══ Data rows
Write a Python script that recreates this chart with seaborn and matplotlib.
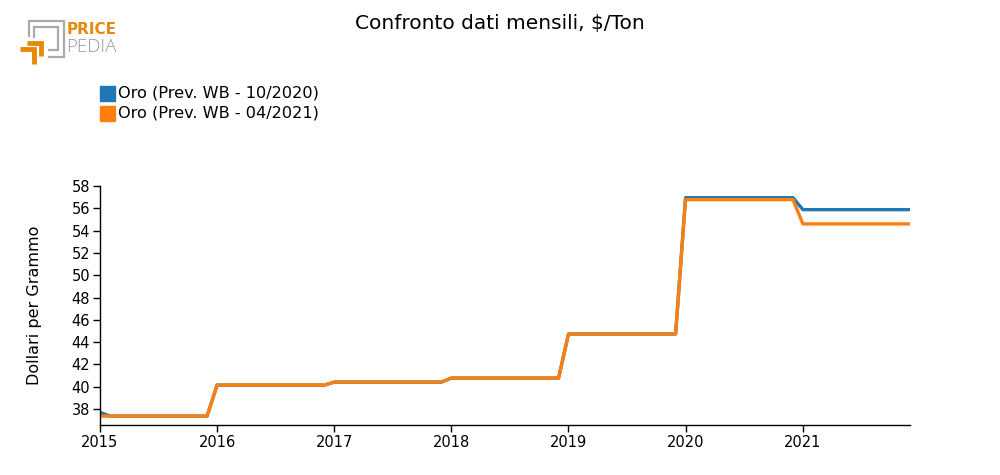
import matplotlib
matplotlib.use("Agg")
import matplotlib.pyplot as plt
import seaborn as sns
import pandas as pd
import numpy as np
from matplotlib.patches import Rectangle
from matplotlib.lines import Line2D

sns.set_theme(style="white")
plt.rcParams['font.family'] = ['DejaVu Sans']
plt.rcParams['text.color'] = 'black'
plt.rcParams['axes.labelcolor'] = 'black'
plt.rcParams['xtick.color'] = 'black'
plt.rcParams['ytick.color'] = 'black'

years = [2015, 2016, 2017, 2018, 2019, 2020, 2021]
annual_wb_oct2020 = [37.37, 40.15, 40.42, 40.78, 44.73, 56.95, 55.88]
annual_wb_apr2021 = [37.37, 40.15, 40.42, 40.78, 44.73, 56.78, 54.6]
first_point_oct2020 = 37.7
series_names = ["Oro (Prev. WB - 10/2020)", "Oro (Prev. WB - 04/2021)"]
colors = ["#1f77b4", "#ff7f0e"]

dates = pd.date_range("2015-01-01", "2021-12-01", freq="MS")
rows = []
for name, vals in zip(series_names, [annual_wb_oct2020, annual_wb_apr2021]):
    for d in dates:
        v = vals[years.index(d.year)]
        rows.append({"date": d, "value": v, "serie": name})
df = pd.DataFrame(rows)
df.loc[(df.serie == series_names[0]) & (df.date == dates[0]), "value"] = first_point_oct2020

fig = plt.figure(figsize=(10, 4.75), dpi=100)
ax = fig.add_axes([0.1, 1 - 425/475, 0.81, (425 - 186)/475])
sns.lineplot(data=df, x="date", y="value", hue="serie", palette=colors,
             linewidth=2.4, ax=ax, legend=False)

ax.set_xlim(pd.Timestamp("2015-01-01"), pd.Timestamp("2021-12-01"))
ax.set_ylim(36.57, 58)
ax.set_yticks(np.arange(38, 59, 2))
ax.set_xticks([pd.Timestamp(f"{y}-01-01") for y in years])
ax.set_xticklabels([str(y) for y in years])
ax.set_xlabel("")
ax.set_ylabel("Dollari per Grammo", fontsize=11.5, labelpad=21)
for s in ["top", "right"]:
    ax.spines[s].set_visible(False)
for s in ["left", "bottom"]:
    ax.spines[s].set_color("black")
    ax.spines[s].set_linewidth(1)
ax.tick_params(axis="both", direction="out", length=5, width=1, color="black",
               labelsize=10.5, bottom=True, left=True, pad=2)

fig.text(0.5, 1 - 23/475, "Confronto dati mensili, $/Ton", ha="center", va="center", fontsize=14.5)

# legend
for i, (name, c) in enumerate(zip(series_names, colors)):
    y = 1 - (93 + 20*i)/475
    fig.patches.append(Rectangle((100/1000, y - 7.5/475), 15/1000, 15/475,
                                 transform=fig.transFigure, color=c, figure=fig))
    fig.text(118/1000, y, name, ha="left", va="center", fontsize=11.6)

# logo
def fx(x): return x/1000
def fy(y): return 1 - y/475
grey = "#aaaaaa"
orange = "#e8890c"
for pts, c, lw in [
    ([(29, 37), (29, 20.5), (64, 20.5), (64, 56.5), (48, 56.5)], grey, 1.6),
    ([(34, 38), (34, 27), (58, 27), (58, 50), (48, 50)], grey, 1.6),
    ([(20, 49), (34, 49), (34, 64)], orange, 3.5),
    ([(27, 43), (41, 43), (41, 56)], orange, 3.5),
]:
    xs = [fx(p[0]) for p in pts]; ys = [fy(p[1]) for p in pts]
    fig.lines.append(Line2D(xs, ys, transform=fig.transFigure, color=c, lw=lw,
                            solid_joinstyle="miter", solid_capstyle="butt", figure=fig))
fig.text(fx(67), fy(30), "PRICE", color=orange, fontsize=11, fontweight="bold", ha="left", va="center")
fig.text(fx(66), fy(47.5), "PEDIA", color="#999999", fontsize=13.5, fontweight="light",
         family=["Open Sans", "DejaVu Sans"], ha="left", va="center")

fig.savefig("out.png", dpi=100)
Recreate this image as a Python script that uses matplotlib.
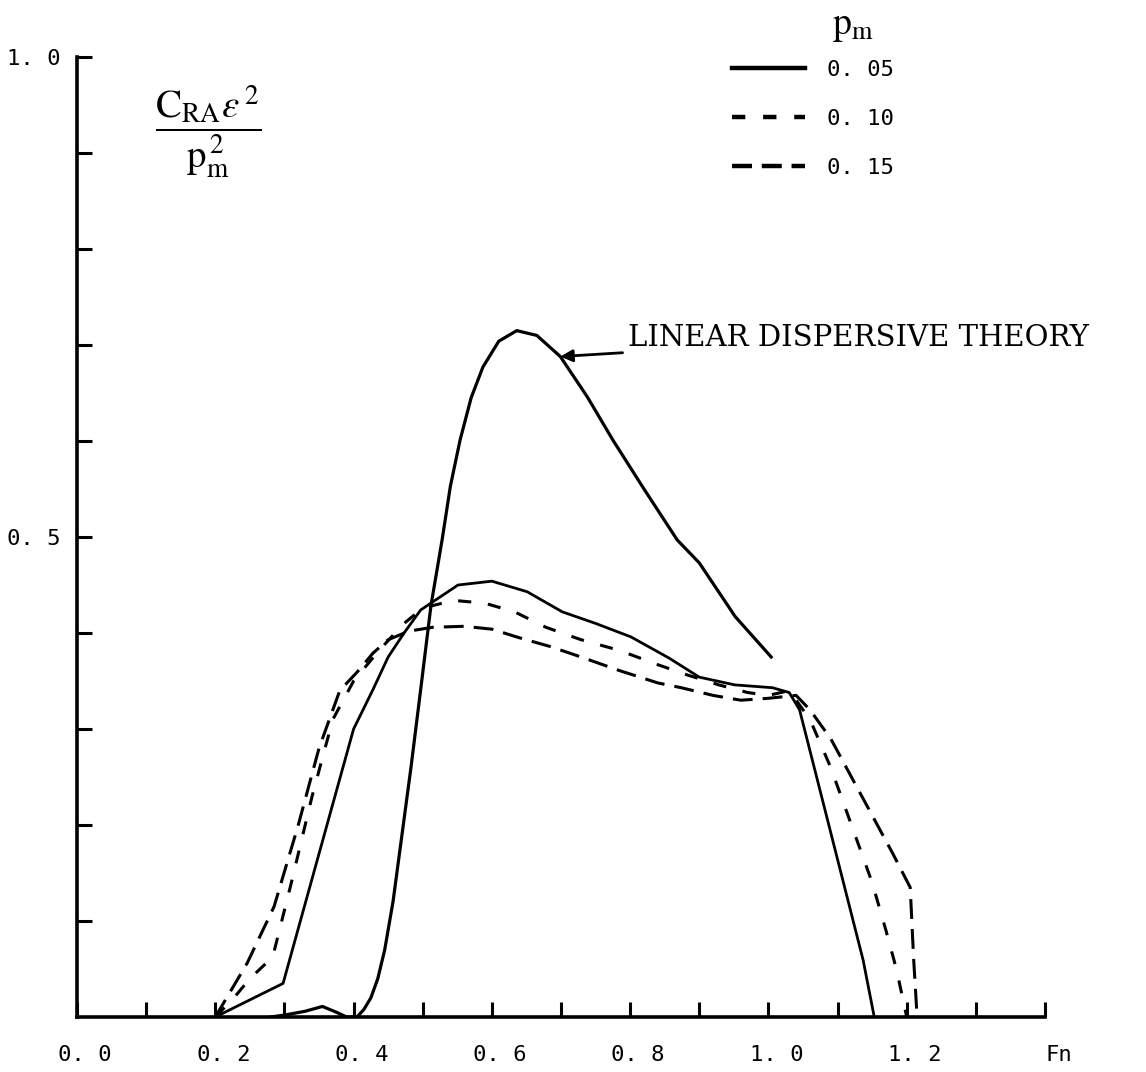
════
# [Given instruction]
Determine how many lines in the data above contain the string "seaborn". Give nothing except the number.

# [Answer in full]
2